WRITTEN TASK: Exactly as written, set down the lines from the top of the entries through the line bearing "a_yticks = [0.0, 0.5, 1.0, 1.5, 2.0, 2.5]", with every picture left out.

>> BEGIN

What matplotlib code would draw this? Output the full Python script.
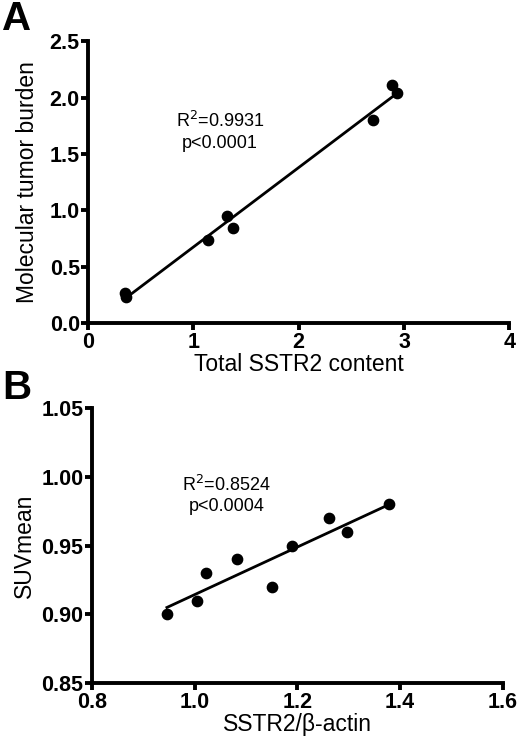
import numpy as np
import matplotlib

matplotlib.use("Agg")
import matplotlib.pyplot as plt

# panel A: total SSTR2 content vs molecular tumor burden
a_sstr2 = [0.35, 0.36, 1.14, 1.315, 1.38, 2.71, 2.89, 2.93]
a_burden = [0.27, 0.23, 0.74, 0.955, 0.84, 1.80, 2.11, 2.04]
a_xticks = [0, 1, 2, 3, 4]
a_yticks = [0.0, 0.5, 1.0, 1.5, 2.0, 2.5]

# panel B: SSTR2/beta-actin vs SUVmean
b_ratio = [0.946, 1.005, 1.023, 1.082, 1.150, 1.189, 1.262, 1.297, 1.378]
b_suv = [0.90, 0.91, 0.93, 0.94, 0.92, 0.95, 0.97, 0.96, 0.98]
b_xticks = [0.8, 1.0, 1.2, 1.4, 1.6]
b_yticks = [0.85, 0.90, 0.95, 1.00, 1.05]

plt.rcParams["font.family"] = ["Liberation Sans", "DejaVu Sans"]

fig = plt.figure(figsize=(5.25, 7.5), dpi=100)


def panel(rect, xs, ys, xticks, yticks, xfmt, yfmt, xlabel, ylabel, note, note_xy, ypad):
    ax = fig.add_axes(rect)
    ax.scatter(xs, ys, s=55, color="black", zorder=3, clip_on=False)
    slope, icpt = np.polyfit(xs, ys, 1)
    line_x = np.array([min(xs), max(xs)])
    ax.plot(line_x, slope * line_x + icpt, color="black", lw=2)
    ax.set_xlim(xticks[0], xticks[-1])
    ax.set_ylim(yticks[0], yticks[-1])
    ax.set_xticks(xticks, [xfmt.format(v) for v in xticks])
    ax.set_yticks(yticks, [yfmt.format(v) for v in yticks])
    for side in ("top", "right"):
        ax.spines[side].set_visible(False)
    for side in ("left", "bottom"):
        ax.spines[side].set_linewidth(2.8)
    ax.tick_params(width=2.8, length=5, labelsize=15.5, pad=1)
    for lab in ax.get_xticklabels() + ax.get_yticklabels():
        lab.set_fontweight("bold")
    ax.set_xlabel(xlabel, fontsize=16.5, labelpad=0)
    ax.set_ylabel(ylabel, fontsize=16.5, labelpad=ypad)
    ax.text(*note_xy, note, ha="center", va="center", fontsize=13, linespacing=1.25)
    return ax


panel([0.168, 0.569, 0.802, 0.376], a_sstr2, a_burden, a_xticks, a_yticks,
      "{:.0f}", "{:.1f}", "Total SSTR2 content", "Molecular tumor burden",
      "R$^2$=0.9931\np<0.0001", (1.25, 1.70), 8)
panel([0.175, 0.089, 0.783, 0.367], b_ratio, b_suv, b_xticks, b_yticks,
      "{:.1f}", "{:.2f}", "SSTR2/β-actin", "SUVmean",
      "R$^2$=0.8524\np<0.0004", (1.062, 0.987), 4)

fig.text(0.004, 1.0, "A", fontsize=29, fontweight="bold", va="top")
fig.text(0.004, 0.508, "B", fontsize=29, fontweight="bold", va="top")

fig.savefig("out.png", dpi=100)
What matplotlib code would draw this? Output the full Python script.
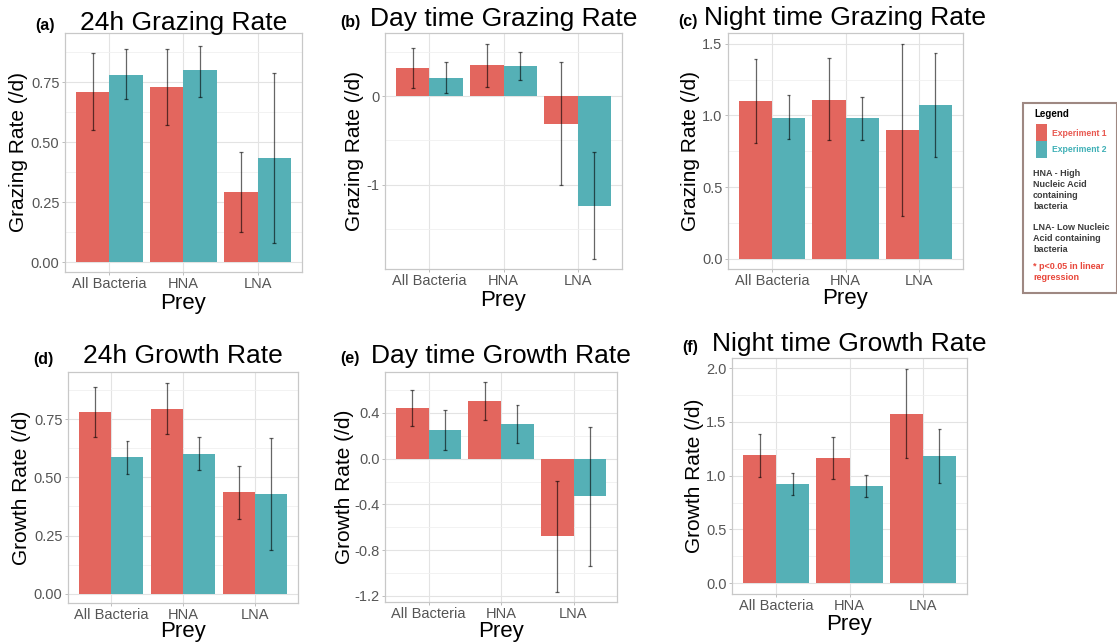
import numpy as np
import matplotlib.pyplot as plt
from matplotlib.patches import Rectangle
from matplotlib.ticker import MultipleLocator, FormatStrFormatter

plt.rcParams['font.family'] = ['Liberation Sans', 'DejaVu Sans']
plt.rcParams['axes.unicode_minus'] = False

prey = ['All Bacteria', 'HNA', 'LNA']

# (a) 24h grazing rate
graz24_e1 = [0.71, 0.73, 0.295]
graz24_e1_lo = [0.55, 0.57, 0.125]
graz24_e1_hi = [0.87, 0.89, 0.46]
graz24_e2 = [0.78, 0.80, 0.435]
graz24_e2_lo = [0.68, 0.69, 0.08]
graz24_e2_hi = [0.89, 0.90, 0.79]

# (b) day time grazing rate
grazday_e1 = [0.32, 0.35, -0.31]
grazday_e1_lo = [0.09, 0.11, -1.0]
grazday_e1_hi = [0.55, 0.59, 0.385]
grazday_e2 = [0.21, 0.34, -1.24]
grazday_e2_lo = [0.04, 0.18, -0.63]
grazday_e2_hi = [0.385, 0.50, -1.84]

# (c) night time grazing rate
grazngt_e1 = [1.10, 1.11, 0.90]
grazngt_e1_lo = [0.81, 0.83, 0.30]
grazngt_e1_hi = [1.39, 1.40, 1.50]
grazngt_e2 = [0.985, 0.98, 1.07]
grazngt_e2_lo = [0.835, 0.83, 0.71]
grazngt_e2_hi = [1.14, 1.13, 1.435]

# (d) 24h growth rate
grow24_e1 = [0.78, 0.795, 0.437]
grow24_e1_lo = [0.672, 0.685, 0.323]
grow24_e1_hi = [0.888, 0.905, 0.55]
grow24_e2 = [0.586, 0.602, 0.428]
grow24_e2_lo = [0.514, 0.532, 0.187]
grow24_e2_hi = [0.658, 0.672, 0.67]

# (e) day time growth rate
growday_e1 = [0.444, 0.505, -0.68]
growday_e1_lo = [0.283, 0.342, -1.168]
growday_e1_hi = [0.604, 0.672, -0.196]
growday_e2 = [0.254, 0.301, -0.33]
growday_e2_lo = [0.079, 0.137, -0.943]
growday_e2_hi = [0.429, 0.467, 0.277]

# (f) night time growth rate
growngt_e1 = [1.19, 1.16, 1.57]
growngt_e1_lo = [0.99, 0.97, 1.16]
growngt_e1_hi = [1.39, 1.36, 1.99]
growngt_e2 = [0.92, 0.90, 1.18]
growngt_e2_lo = [0.82, 0.80, 0.935]
growngt_e2_hi = [1.02, 1.005, 1.43]

red = '#E3665E'
teal = '#55B0B6'
W, H = 1117, 642


def fx(x):
    return x / W


def fy(y):
    return 1 - y / H


panels = [
    dict(tag='(a)', title='24h Grazing Rate', ylab='Grazing Rate (/d)',
         data=(graz24_e1, graz24_e1_lo, graz24_e1_hi, graz24_e2, graz24_e2_lo, graz24_e2_hi),
         box=(65, 33, 302, 272), ylim=(-0.04, 0.955), major=0.25, fmt='%.2f',
         tagpos=(35, 30), tbase=30, ylx=19, xlb=309),
    dict(tag='(b)', title='Day time Grazing Rate', ylab='Grazing Rate (/d)',
         data=(grazday_e1, grazday_e1_lo, grazday_e1_hi, grazday_e2, grazday_e2_lo, grazday_e2_hi),
         box=(385, 33, 622, 269), ylim=(-1.955, 0.717), major=1.0, fmt='%d',
         tagpos=(340, 27), tbase=26, ylx=354, xlb=306),
    dict(tag='(c)', title='Night time Grazing Rate', ylab='Grazing Rate (/d)',
         data=(grazngt_e1, grazngt_e1_lo, grazngt_e1_hi, grazngt_e2, grazngt_e2_lo, grazngt_e2_hi),
         box=(728, 33, 963, 269), ylim=(-0.07, 1.574), major=0.5, fmt='%.1f',
         tagpos=(678, 26), tbase=25, ylx=691, xlb=304),
    dict(tag='(d)', title='24h Growth Rate', ylab='Growth Rate (/d)',
         data=(grow24_e1, grow24_e1_lo, grow24_e1_hi, grow24_e2, grow24_e2_lo, grow24_e2_hi),
         box=(68, 372, 298, 603), ylim=(-0.04, 0.953), major=0.25, fmt='%.2f',
         tagpos=(33, 364), tbase=363, ylx=22, xlb=637),
    dict(tag='(e)', title='Day time Growth Rate', ylab='Growth Rate (/d)',
         data=(growday_e1, growday_e1_lo, growday_e1_hi, growday_e2, growday_e2_lo, growday_e2_hi),
         box=(385, 372, 617, 602), ylim=(-1.255, 0.759), major=0.4, fmt='%.1f',
         tagpos=(340, 363), tbase=363, ylx=344, xlb=637),
    dict(tag='(f)', title='Night time Growth Rate', ylab='Growth Rate (/d)',
         data=(growngt_e1, growngt_e1_lo, growngt_e1_hi, growngt_e2, growngt_e2_lo, growngt_e2_hi),
         box=(732, 358, 967, 594), ylim=(-0.1, 2.093), major=0.5, fmt='%.1f',
         tagpos=(682, 352), tbase=351, ylx=695, xlb=630),
]

fig = plt.figure(figsize=(W / 100, H / 100), dpi=100)

x = np.arange(len(prey))
bw = 0.45
for p in panels:
    x0, y0, x1, y1 = p['box']
    ax = fig.add_axes([fx(x0), fy(y1), fx(x1) - fx(x0), fy(y0) - fy(y1)])
    e1, e1lo, e1hi, e2, e2lo, e2hi = [np.array(v) for v in p['data']]

    ax.bar(x - bw / 2, e1, bw, color=red, zorder=2)
    ax.bar(x + bw / 2, e2, bw, color=teal, zorder=2)
    for xs, lo, hi in [(x - bw / 2, e1lo, e1hi), (x + bw / 2, e2lo, e2hi)]:
        ymin = np.minimum(lo, hi)
        ymax = np.maximum(lo, hi)
        ax.vlines(xs, ymin, ymax, color='black', alpha=0.6, lw=0.9, zorder=3)
        ax.hlines(np.concatenate([ymin, ymax]), np.tile(xs, 2) - 0.025, np.tile(xs, 2) + 0.025,
                  color='black', alpha=0.6, lw=0.9, zorder=3)

    ax.set_xlim(-0.6, 2.6)
    ax.set_ylim(*p['ylim'])
    ax.set_xticks(x)
    ax.set_xticklabels(prey)
    ax.yaxis.set_major_locator(MultipleLocator(p['major']))
    ax.yaxis.set_minor_locator(MultipleLocator(p['major'] / 2))
    ax.yaxis.set_major_formatter(FormatStrFormatter(p['fmt']))
    ax.grid(which='major', color='#E3E3E3', lw=0.8, zorder=0)
    ax.grid(which='minor', axis='y', color='#F0F0F0', lw=0.6, zorder=0)
    ax.set_axisbelow(True)
    ax.tick_params(which='major', length=2.5, width=0.6, color='#B3B3B3',
                   labelcolor='#555555', labelsize=10.5, pad=1.5)
    ax.tick_params(axis='x', pad=1)
    ax.tick_params(which='minor', length=0)
    for s in ax.spines.values():
        s.set_color('#C8C8C8')
        s.set_linewidth(0.9)

    cx = (x0 + x1) / 2
    cy = (y0 + y1) / 2
    fig.text(fx(cx), fy(p['tbase']), p['title'], ha='center', va='baseline', fontsize=19)
    fig.text(fx(p['tagpos'][0]), fy(p['tagpos'][1]), p['tag'], ha='left', va='baseline',
             fontsize=11.5, fontweight='bold')
    fig.text(fx(p['ylx']), fy(cy), p['ylab'], rotation=90, ha='center', va='center', fontsize=15)
    fig.text(fx(cx), fy(p['xlb']), 'Prey', ha='center', va='baseline', fontsize=16)

# legend box drawn on the figure
fig.patches.append(Rectangle((fx(1023), fy(293)), fx(1117) - fx(1023), fy(103) - fy(293),
                             transform=fig.transFigure, facecolor='white',
                             edgecolor='#9E8882', lw=1.5))
fig.text(fx(1034), fy(114), 'Legend', ha='left', va='center', fontsize=7, fontweight='bold')
fig.patches.append(Rectangle((fx(1036), fy(141)), fx(11), 17 / H, transform=fig.transFigure,
                             facecolor=red, edgecolor='none'))
fig.patches.append(Rectangle((fx(1036), fy(158)), fx(11), 17 / H, transform=fig.transFigure,
                             facecolor=teal, edgecolor='none'))
fig.text(fx(1052), fy(133), 'Experiment 1', ha='left', va='center', fontsize=6.2,
         fontweight='bold', color='#E8574F')
fig.text(fx(1052), fy(150), 'Experiment 2', ha='left', va='center', fontsize=6.2,
         fontweight='bold', color='#3FB0B6')
fig.text(fx(1033), fy(169), 'HNA - High\nNucleic Acid\ncontaining\nbacteria', ha='left', va='top',
         fontsize=6.5, fontweight='bold', color='#3C3C3C', linespacing=1.3)
fig.text(fx(1033), fy(223), 'LNA- Low Nucleic\nAcid containing\nbacteria', ha='left', va='top',
         fontsize=6.5, fontweight='bold', color='#3C3C3C', linespacing=1.3)
fig.text(fx(1033), fy(262), '* p<0.05 in linear\nregression', ha='left', va='top',
         fontsize=6.5, fontweight='bold', color='#E8463A', linespacing=1.3)

plt.savefig('out.png', dpi=100)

>> END

IN RESPONSE:
What matplotlib code would draw this? Output the full Python script.
import numpy as np
import matplotlib

matplotlib.use("Agg")
import matplotlib.pyplot as plt

# panel A: total SSTR2 content vs molecular tumor burden
a_sstr2 = [0.35, 0.36, 1.14, 1.315, 1.38, 2.71, 2.89, 2.93]
a_burden = [0.27, 0.23, 0.74, 0.955, 0.84, 1.80, 2.11, 2.04]
a_xticks = [0, 1, 2, 3, 4]
a_yticks = [0.0, 0.5, 1.0, 1.5, 2.0, 2.5]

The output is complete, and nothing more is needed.